The most common domestic hive is the movable Langstroth type, made up of stacked boxes. Each box contains tray-like frames made of wax or plastic, which slide in vertically and provide a base for the wax honeycomb cells. Honey is deposited in the upper boxes, and the lower boxes house the queen and most of the bees. After the beekeeper has removed the honey, the frames are usually returned to the hive so more honey can be deposited.

Beeswax

Workers begin the beehive by building a lattice of beeswax – a honeycomb. Its cells will contain the growing young and store honey and pollen. Building is hard work – it takes as much food to make a kilogram of beeswax honeycomb as it does to produce 8 kilograms of honey. It has been estimated that bees have to fly the equivalent of 1,160,000 kilometres to produce 1 kilogram of beeswax.

Workers use wax taken from 12–17-day-old worker bees, which secrete the wax from glands on the underside of their abdomen. The size of the glands depends on the bee’s age. For wax secretion to occur, the temperature in the hive has to be 33–36°C.

In commercial hives, beekeepers recycle most of the beeswax so the bees can concentrate their energy on making honey.

The life of worker bees

Worker bees have a busy but short life, the duration of which depends on the season – four or five months in winter, but only six weeks in summer.

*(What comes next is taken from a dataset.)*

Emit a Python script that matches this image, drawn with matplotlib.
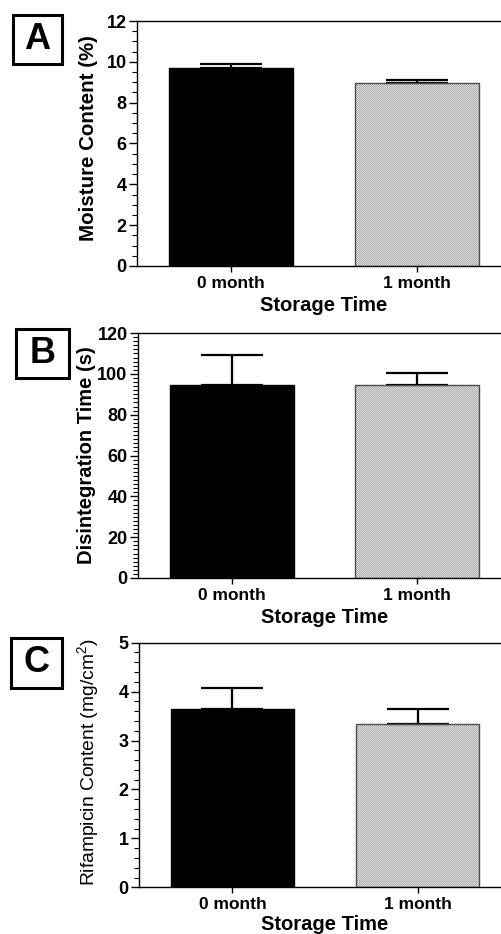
import matplotlib
matplotlib.use("Agg")
import numpy as np
import matplotlib.pyplot as plt
from matplotlib.patches import Rectangle
from matplotlib.ticker import MultipleLocator

plt.rcParams['font.family'] = ['Liberation Sans', 'DejaVu Sans']
plt.rcParams['mathtext.fontset'] = 'custom'
plt.rcParams['mathtext.rm'] = 'Liberation Sans'

categories = ["0 month", "1 month"]
moisture = [9.7, 8.95]
moisture_err = [0.2, 0.15]
disint = [94.4, 94.4]
disint_err = [14.8, 6.0]
rif = [3.65, 3.33]
rif_err = [0.42, 0.31]

W, H = 502, 934
fig = plt.figure(figsize=(W / 100, H / 100), dpi=100)

def fx(px):
    return px / W

def fy(py):
    return 1 - py / H

panels = [
    dict(vals=moisture, errs=moisture_err, ylim=12, major=2, minor=0.5,
         ylabel="Moisture Content (%)", bold=True, ysize=14.8,
         box=(137, 21, 266), letter="A", lbox=(13, 15, 49, 49), ylx=88, yly=138, xlp=3.5),
    dict(vals=disint, errs=disint_err, ylim=120, major=20, minor=2,
         ylabel="Disintegration Time (s)", bold=True, ysize=14.5,
         box=(138, 333, 578), letter="B", lbox=(16, 329, 53, 49), ylx=87, yly=455, xlp=3.5),
    dict(vals=rif, errs=rif_err, ylim=5, major=1, minor=0.2,
         ylabel=r"Rifampicin Content (mg/cm$^{2}$)", bold=False, ysize=13.9,
         box=(139, 642.7, 887.3), letter="C", lbox=(11, 638, 51, 50), ylx=89, yly=762, xlp=2.0),
]

light = np.array([0.89, 0.89, 0.89])
dark = np.array([0.66, 0.66, 0.66])

x = list(range(len(categories)))
for p in panels:
    left, top, bottom = p["box"]
    ax = fig.add_axes([fx(left), fy(bottom), fx(511) - fx(left), (bottom - top) / H])
    ax.set_xlim(-0.505, 1.505)
    ax.set_ylim(0, p["ylim"])
    ax.patch.set_facecolor("none")
    bars = ax.bar(x, p["vals"], width=0.667, color=["black", "none"],
                  edgecolor=["black", "#4a4a4a"], linewidth=1.0, zorder=3)
    # fine checkerboard texture for the "1 month" bar, pixel aligned
    b = bars[1]
    (x0, y0), (x1, y1) = ax.transData.transform(
        [(b.get_x(), b.get_y()), (b.get_x() + b.get_width(), b.get_y() + b.get_height())])
    ix0, iy0 = int(np.floor(x0)), int(np.floor(y0))
    wpx, hpx = int(np.ceil(x1)) - ix0 + 1, int(np.ceil(y1)) - iy0 + 1
    chk = (np.indices((hpx, wpx)).sum(axis=0) % 2)[..., None]
    tex = np.where(chk == 1, dark, light)
    im = fig.figimage(tex, xo=ix0, yo=iy0, origin="lower", zorder=-1)
    im.set_clip_path(b)
    ax.errorbar(x, p["vals"], yerr=[[0] * len(x), p["errs"]], fmt="none",
                ecolor="black", elinewidth=1.6, capsize=22, capthick=1.6, zorder=1)
    ax.yaxis.set_major_locator(MultipleLocator(p["major"]))
    ax.yaxis.set_minor_locator(MultipleLocator(p["minor"]))
    ax.set_xticks(x)
    ax.set_xticklabels(categories, fontsize=12.5, fontweight="bold")
    for lab in ax.get_yticklabels():
        lab.set_fontweight("bold")
    ax.tick_params(axis="y", which="major", labelsize=13, length=6, width=1, pad=1.5)
    ax.tick_params(axis="y", which="minor", length=3.5, width=0.8)
    ax.tick_params(axis="x", which="major", length=4, width=1, pad=3)
    for s in ["left", "bottom", "top"]:
        ax.spines[s].set_linewidth(1.0)
    ax.spines["right"].set_visible(False)
    ax.set_xlabel("Storage Time", fontsize=14.5, fontweight="bold", labelpad=p["xlp"])
    fig.text(fx(p["ylx"]), fy(p["yly"]), p["ylabel"], rotation=90,
             ha="center", va="center", fontsize=p["ysize"],
             fontweight="bold" if p["bold"] else "normal")
    bx, by, bw, bh = p["lbox"]
    fig.patches.append(Rectangle((fx(bx), fy(by + bh)), bw / W, bh / H,
                                 transform=fig.transFigure, fill=False,
                                 edgecolor="black", linewidth=2.2))
    fig.text(fx(bx + bw / 2), fy(by + bh / 2), p["letter"], ha="center",
             va="center", fontsize=26, fontweight="bold")

fig.savefig("out.png", dpi=100)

Having just emerged from egg, larva and pupa stages, adult workers stay inside the hive. They clean previously used cells so they are ready for new eggs, feed larvae, build honeycombs and store food. Food storage involves sealing dried honey into cells with a wax cap. Pollen brought into the hive for feeding the brood is also stored. It is blended with a small amount of honey to prevent spoiling, then the mixture is firmly packed into comb cells.

Honeymoon

The term honeymoon came from the old custom of giving newlyweds mead (an alcoholic drink made of fermented honey) for the first 30 days of their marriage.

Young nurse bees (workers 3–5 days old) feed worker larvae ‘beebread’ made of pollen and honey. Advanced nurse bees (workers 6–11 days old) feed royal jelly to the queen larva and to drone and worker larvae which are 1-3 days old. Drones do not feed themselves – they are fed on demand by workers.

The next phase of the worker’s life is to take a short turn at ventilating and guarding the hive. They fan the hive to cool it during the day and dry the honey at night. To guard the entrance of the hive, workers check incoming bees to ensure they have the correct odour and are bringing in food. Strangers are attacked and may be killed.

The final period of a worker’s life is spent foraging for nectar and pollen.